## Exercise description
The records below hold pictures; please leave those out and retype the rest exactly.

########################################

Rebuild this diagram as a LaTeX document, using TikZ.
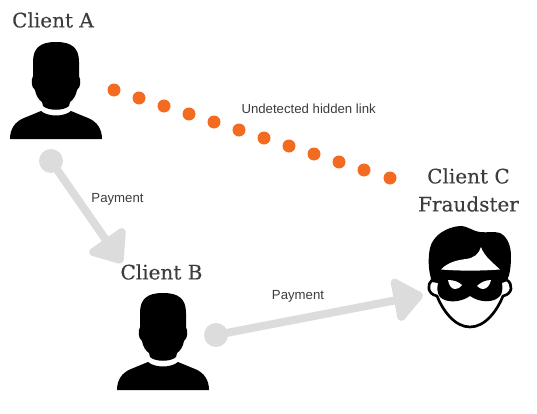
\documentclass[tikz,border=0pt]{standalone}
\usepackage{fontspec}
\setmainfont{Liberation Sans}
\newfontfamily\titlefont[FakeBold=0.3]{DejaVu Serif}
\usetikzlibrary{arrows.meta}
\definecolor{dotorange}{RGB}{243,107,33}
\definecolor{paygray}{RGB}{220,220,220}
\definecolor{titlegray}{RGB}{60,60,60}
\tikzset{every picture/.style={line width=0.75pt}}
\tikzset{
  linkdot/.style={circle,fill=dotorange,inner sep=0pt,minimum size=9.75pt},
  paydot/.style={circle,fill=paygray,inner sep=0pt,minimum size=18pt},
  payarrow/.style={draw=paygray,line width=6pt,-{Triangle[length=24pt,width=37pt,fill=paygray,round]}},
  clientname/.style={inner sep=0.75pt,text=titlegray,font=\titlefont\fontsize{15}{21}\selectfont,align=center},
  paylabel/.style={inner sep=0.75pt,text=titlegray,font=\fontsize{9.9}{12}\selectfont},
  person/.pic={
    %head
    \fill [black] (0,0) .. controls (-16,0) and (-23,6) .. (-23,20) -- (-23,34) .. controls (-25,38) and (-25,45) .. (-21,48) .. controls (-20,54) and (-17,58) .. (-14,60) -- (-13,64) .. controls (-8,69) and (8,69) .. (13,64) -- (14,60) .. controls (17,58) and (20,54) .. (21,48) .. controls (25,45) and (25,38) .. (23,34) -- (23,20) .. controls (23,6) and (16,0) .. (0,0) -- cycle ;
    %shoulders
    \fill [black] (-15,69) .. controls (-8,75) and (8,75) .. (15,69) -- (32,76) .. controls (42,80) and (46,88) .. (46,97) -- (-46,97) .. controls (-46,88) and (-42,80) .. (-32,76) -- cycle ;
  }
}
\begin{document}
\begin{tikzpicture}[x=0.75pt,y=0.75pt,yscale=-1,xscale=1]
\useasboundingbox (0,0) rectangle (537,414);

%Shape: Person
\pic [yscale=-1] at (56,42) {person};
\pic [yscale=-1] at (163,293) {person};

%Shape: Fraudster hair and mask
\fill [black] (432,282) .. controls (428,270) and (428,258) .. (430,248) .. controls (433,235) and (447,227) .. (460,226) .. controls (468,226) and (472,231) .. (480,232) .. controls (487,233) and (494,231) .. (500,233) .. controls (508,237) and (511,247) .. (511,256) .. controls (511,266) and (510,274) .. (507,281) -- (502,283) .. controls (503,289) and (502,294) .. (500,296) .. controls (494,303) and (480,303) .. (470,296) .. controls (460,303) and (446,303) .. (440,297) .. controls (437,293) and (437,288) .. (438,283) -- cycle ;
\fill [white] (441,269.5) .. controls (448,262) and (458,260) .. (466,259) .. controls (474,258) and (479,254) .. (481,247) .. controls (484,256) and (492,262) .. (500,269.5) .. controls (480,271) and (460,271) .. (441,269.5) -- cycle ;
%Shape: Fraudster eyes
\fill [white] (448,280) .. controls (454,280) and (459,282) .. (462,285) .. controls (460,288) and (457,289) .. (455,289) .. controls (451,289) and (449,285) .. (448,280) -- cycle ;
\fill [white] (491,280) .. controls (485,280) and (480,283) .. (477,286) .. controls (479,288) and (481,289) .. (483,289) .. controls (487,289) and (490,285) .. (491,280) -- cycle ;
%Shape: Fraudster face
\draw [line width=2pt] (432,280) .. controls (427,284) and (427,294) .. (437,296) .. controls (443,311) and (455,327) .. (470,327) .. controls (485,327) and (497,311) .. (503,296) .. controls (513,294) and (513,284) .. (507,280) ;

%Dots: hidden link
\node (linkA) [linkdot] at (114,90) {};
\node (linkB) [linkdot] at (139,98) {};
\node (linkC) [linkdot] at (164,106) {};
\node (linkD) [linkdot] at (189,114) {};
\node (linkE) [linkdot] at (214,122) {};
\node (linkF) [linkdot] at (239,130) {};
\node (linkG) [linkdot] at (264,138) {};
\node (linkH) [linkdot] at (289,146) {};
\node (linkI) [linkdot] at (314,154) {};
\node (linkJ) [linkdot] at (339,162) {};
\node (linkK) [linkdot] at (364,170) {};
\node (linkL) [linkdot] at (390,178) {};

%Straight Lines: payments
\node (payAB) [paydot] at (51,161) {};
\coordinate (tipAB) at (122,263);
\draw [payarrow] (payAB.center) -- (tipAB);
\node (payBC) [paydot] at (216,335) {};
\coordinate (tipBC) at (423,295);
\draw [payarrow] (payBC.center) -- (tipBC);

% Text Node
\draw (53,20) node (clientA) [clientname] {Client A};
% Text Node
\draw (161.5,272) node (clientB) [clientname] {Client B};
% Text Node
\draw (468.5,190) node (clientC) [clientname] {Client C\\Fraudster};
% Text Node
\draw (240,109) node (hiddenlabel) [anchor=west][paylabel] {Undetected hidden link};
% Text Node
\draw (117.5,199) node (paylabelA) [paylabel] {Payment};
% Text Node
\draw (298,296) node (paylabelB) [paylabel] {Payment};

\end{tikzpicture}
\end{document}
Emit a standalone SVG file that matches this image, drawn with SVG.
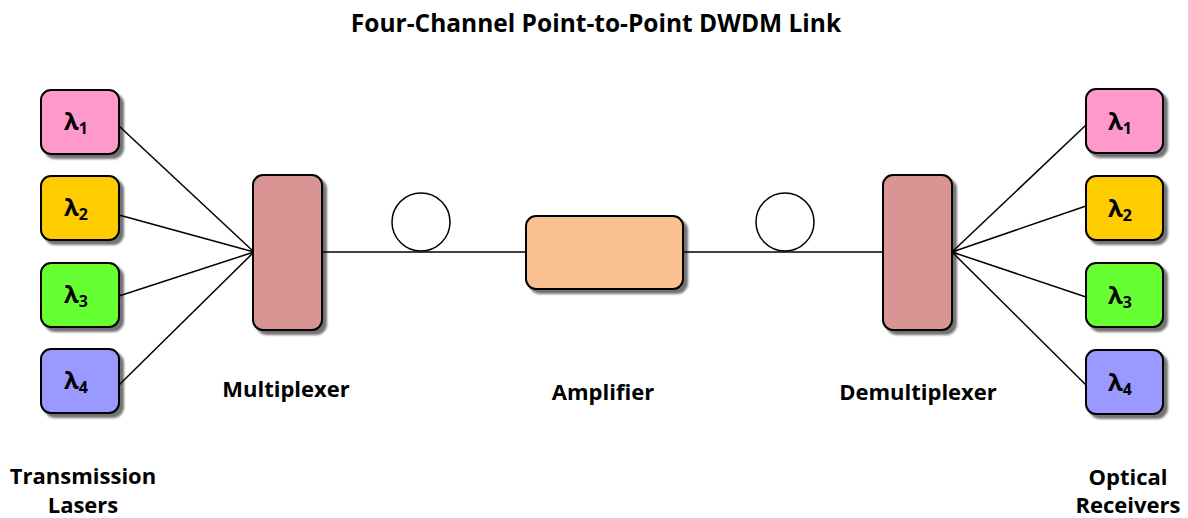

########################################

## Task result
Rebuild this diagram as a LaTeX document, using TikZ.
\documentclass[tikz,border=0pt]{standalone}
\usepackage{fontspec}
\setmainfont{Liberation Sans}
\newfontfamily\titlefont[FakeBold=0.3]{DejaVu Serif}
\usetikzlibrary{arrows.meta}
\definecolor{dotorange}{RGB}{243,107,33}
\definecolor{paygray}{RGB}{220,220,220}
\definecolor{titlegray}{RGB}{60,60,60}
\tikzset{every picture/.style={line width=0.75pt}}
\tikzset{
  linkdot/.style={circle,fill=dotorange,inner sep=0pt,minimum size=9.75pt},
  paydot/.style={circle,fill=paygray,inner sep=0pt,minimum size=18pt},
  payarrow/.style={draw=paygray,line width=6pt,-{Triangle[length=24pt,width=37pt,fill=paygray,round]}},
  clientname/.style={inner sep=0.75pt,text=titlegray,font=\titlefont\fontsize{15}{21}\selectfont,align=center},
  paylabel/.style={inner sep=0.75pt,text=titlegray,font=\fontsize{9.9}{12}\selectfont},
  person/.pic={
    %head
    \fill [black] (0,0) .. controls (-16,0) and (-23,6) .. (-23,20) -- (-23,34) .. controls (-25,38) and (-25,45) .. (-21,48) .. controls (-20,54) and (-17,58) .. (-14,60) -- (-13,64) .. controls (-8,69) and (8,69) .. (13,64) -- (14,60) .. controls (17,58) and (20,54) .. (21,48) .. controls (25,45) and (25,38) .. (23,34) -- (23,20) .. controls (23,6) and (16,0) .. (0,0) -- cycle ;
    %shoulders
    \fill [black] (-15,69) .. controls (-8,75) and (8,75) .. (15,69) -- (32,76) .. controls (42,80) and (46,88) .. (46,97) -- (-46,97) .. controls (-46,88) and (-42,80) .. (-32,76) -- cycle ;
  }
}
\begin{document}
\begin{tikzpicture}[x=0.75pt,y=0.75pt,yscale=-1,xscale=1]
\useasboundingbox (0,0) rectangle (537,414);

%Shape: Person
\pic [yscale=-1] at (56,42) {person};
\pic [yscale=-1] at (163,293) {person};

%Shape: Fraudster hair and mask
\fill [black] (432,282) .. controls (428,270) and (428,258) .. (430,248) .. controls (433,235) and (447,227) .. (460,226) .. controls (468,226) and (472,231) .. (480,232) .. controls (487,233) and (494,231) .. (500,233) .. controls (508,237) and (511,247) .. (511,256) .. controls (511,266) and (510,274) .. (507,281) -- (502,283) .. controls (503,289) and (502,294) .. (500,296) .. controls (494,303) and (480,303) .. (470,296) .. controls (460,303) and (446,303) .. (440,297) .. controls (437,293) and (437,288) .. (438,283) -- cycle ;
\fill [white] (441,269.5) .. controls (448,262) and (458,260) .. (466,259) .. controls (474,258) and (479,254) .. (481,247) .. controls (484,256) and (492,262) .. (500,269.5) .. controls (480,271) and (460,271) .. (441,269.5) -- cycle ;
%Shape: Fraudster eyes
\fill [white] (448,280) .. controls (454,280) and (459,282) .. (462,285) .. controls (460,288) and (457,289) .. (455,289) .. controls (451,289) and (449,285) .. (448,280) -- cycle ;
\fill [white] (491,280) .. controls (485,280) and (480,283) .. (477,286) .. controls (479,288) and (481,289) .. (483,289) .. controls (487,289) and (490,285) .. (491,280) -- cycle ;
%Shape: Fraudster face
\draw [line width=2pt] (432,280) .. controls (427,284) and (427,294) .. (437,296) .. controls (443,311) and (455,327) .. (470,327) .. controls (485,327) and (497,311) .. (503,296) .. controls (513,294) and (513,284) .. (507,280) ;

%Dots: hidden link
\node (linkA) [linkdot] at (114,90) {};
\node (linkB) [linkdot] at (139,98) {};
\node (linkC) [linkdot] at (164,106) {};
\node (linkD) [linkdot] at (189,114) {};
\node (linkE) [linkdot] at (214,122) {};
\node (linkF) [linkdot] at (239,130) {};
\node (linkG) [linkdot] at (264,138) {};
\node (linkH) [linkdot] at (289,146) {};
\node (linkI) [linkdot] at (314,154) {};
\node (linkJ) [linkdot] at (339,162) {};
\node (linkK) [linkdot] at (364,170) {};
\node (linkL) [linkdot] at (390,178) {};

%Straight Lines: payments
\node (payAB) [paydot] at (51,161) {};
\coordinate (tipAB) at (122,263);
\draw [payarrow] (payAB.center) -- (tipAB);
\node (payBC) [paydot] at (216,335) {};
\coordinate (tipBC) at (423,295);
\draw [payarrow] (payBC.center) -- (tipBC);

% Text Node
\draw (53,20) node (clientA) [clientname] {Client A};
% Text Node
\draw (161.5,272) node (clientB) [clientname] {Client B};
% Text Node
\draw (468.5,190) node (clientC) [clientname] {Client C\\Fraudster};
% Text Node
\draw (240,109) node (hiddenlabel) [anchor=west][paylabel] {Undetected hidden link};
% Text Node
\draw (117.5,199) node (paylabelA) [paylabel] {Payment};
% Text Node
\draw (298,296) node (paylabelB) [paylabel] {Payment};

\end{tikzpicture}
\end{document}
Emit a standalone SVG file that matches this image, drawn with SVG.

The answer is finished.